• _WORK INSTRUCTIONS_
Of all the lines in the material, how many include the word "code"? Give only the number.
····················
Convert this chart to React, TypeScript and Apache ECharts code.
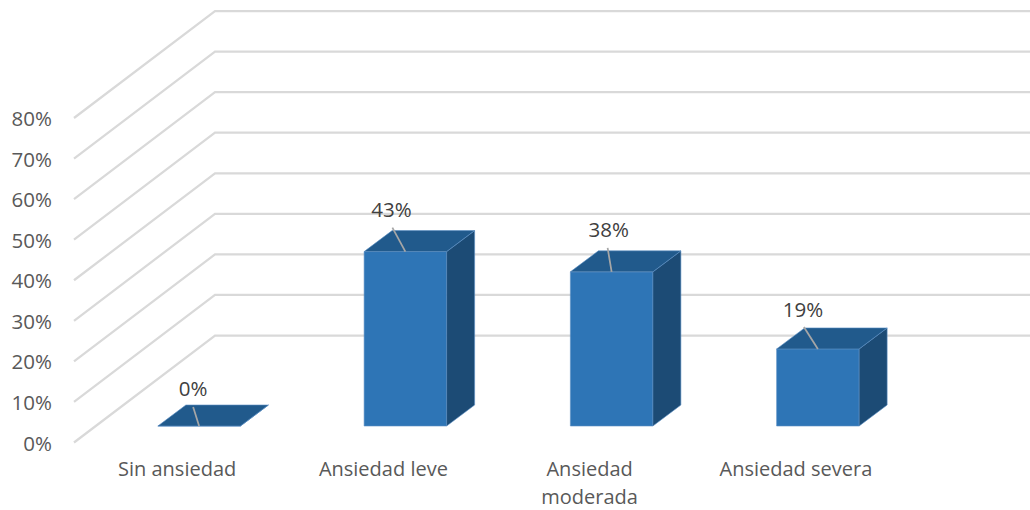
import React, { useEffect, useRef } from "react";
import * as echarts from "echarts";

const categories = ["Sin ansiedad", "Ansiedad leve", "Ansiedad\nmoderada", "Ansiedad severa"];
const values = [0, 43, 38, 19];
const gridTicks = [0, 10, 20, 30, 40, 50, 60, 70, 80];

// Horizontal lean of each callout leader, and its length, per bar.
const leaderLean = [-6, -13, -4, -14];
const leaderRise = [19, 24, 24, 22];
const labelRise = [37, 42, 42, 39];
const labelShift = [-6, -14, -3, -15];

const FONT = "'Open Sans', sans-serif";
// Oblique wall depth and the depth of the bars inside it.
const WALL_DX = 141;
const WALL_DY = 107;
const BAR_INSET_X = 22;
const BAR_INSET_Y = 16.5;
const BAR_DX = 28;
const BAR_DY = 21;
const BAR_WIDTH = 82.5;

const renderWall = (params: any, api: any) => {
  const cs = params.coordSys;
  const y = api.coord([0, api.value(1)])[1];
  return {
    type: "polyline",
    shape: {
      points: [
        [cs.x, y],
        [cs.x + WALL_DX, y - WALL_DY],
        [cs.x + cs.width + WALL_DX, y - WALL_DY],
      ],
    },
    style: { stroke: "#d9d9d9", lineWidth: 2.25, fill: "none" },
    silent: true,
  };
};

const renderBar = (params: any, api: any) => {
  const i = api.value(0);
  const base = api.coord([i, 0]);
  const top = api.coord([i, api.value(1)]);
  const x0 = base[0] + BAR_INSET_X - BAR_WIDTH / 2;
  const x1 = x0 + BAR_WIDTH;
  const yb = base[1] - BAR_INSET_Y;
  const yt = top[1] - BAR_INSET_Y;
  const edge = { stroke: "#5b8fc4", lineWidth: 0.6 };
  const xm = (x0 + x1) / 2;
  const poly = (points: number[][], fill: string) => ({
    type: "polygon",
    shape: { points },
    style: { fill, ...edge },
  });
  return {
    type: "group",
    children: [
      poly([[x0, yb], [x1, yb], [x1, yt], [x0, yt]], "#2e75b6"),
      poly([[x1, yb], [x1 + BAR_DX, yb - BAR_DY], [x1 + BAR_DX, yt - BAR_DY], [x1, yt]], "#1c4b75"),
      poly([[x0, yt], [x1, yt], [x1 + BAR_DX, yt - BAR_DY], [x0 + BAR_DX, yt - BAR_DY]], "#215a8c"),
      {
        type: "line",
        shape: { x1: xm, y1: yt, x2: xm + leaderLean[i], y2: yt - leaderRise[i] },
        style: { stroke: "#a6a6a6", lineWidth: 1.75 },
      },
      {
        type: "text",
        x: xm + labelShift[i],
        y: yt - labelRise[i] - 1,
        style: {
          text: `${api.value(1)}%`,
          font: `20.5px ${FONT}`,
          fill: "#404040",
          align: "center",
          verticalAlign: "middle",
        },
      },
    ],
  };
};

export default function App() {
  const ref = useRef<HTMLDivElement>(null);

  useEffect(() => {
    const chart = echarts.init(ref.current!, null, { renderer: "svg" });
    chart.setOption({
      animation: false,
      backgroundColor: "#ffffff",
      grid: { left: 74, top: 118, width: 825, height: 324.5, outerBoundsMode: "none" },
      xAxis: {
        type: "category",
        data: categories,
        axisLine: { show: false },
        axisTick: { show: false },
        axisLabel: { color: "#595959", fontFamily: FONT, fontSize: 20, margin: 12.5, lineHeight: 27.5 },
      },
      yAxis: {
        type: "value",
        min: 0,
        max: 80,
        interval: 10,
        splitLine: { show: false },
        axisLine: { show: false },
        axisTick: { show: false },
        axisLabel: {
          color: "#595959",
          fontFamily: FONT,
          fontSize: 20.5,
          margin: 22,
          formatter: "{value}%",
        },
      },
      series: [
        {
          type: "custom",
          name: "Paredes",
          z: 1,
          renderItem: renderWall,
          data: gridTicks.map((t) => [0, t]),
          silent: true,
        },
        {
          type: "custom",
          name: "Nivel de ansiedad",
          z: 2,
          renderItem: renderBar,
          data: values.map((v, i) => [i, v]),
          silent: true,
        },
      ],
    });
    return () => chart.dispose();
  }, []);

  return (
    <div
      ref={ref}
      style={{ position: "fixed", left: 0, top: 0, width: 1030, height: 510 }}
    />
  );
}
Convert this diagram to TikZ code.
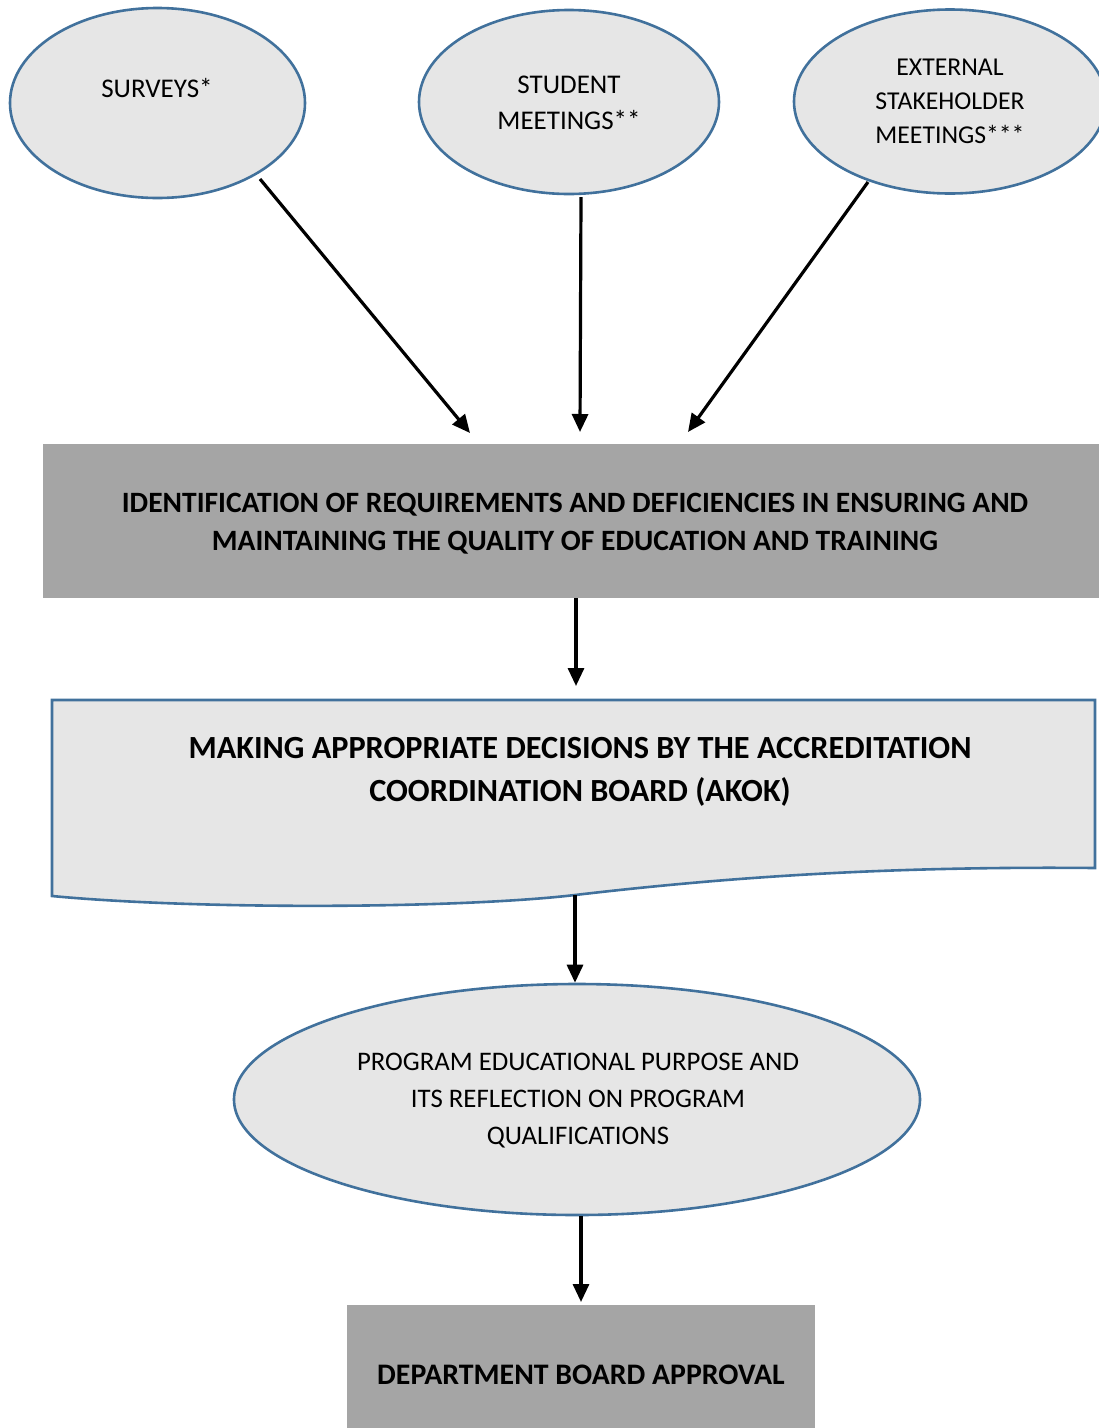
····················
• _CORRECT ANSWER_
2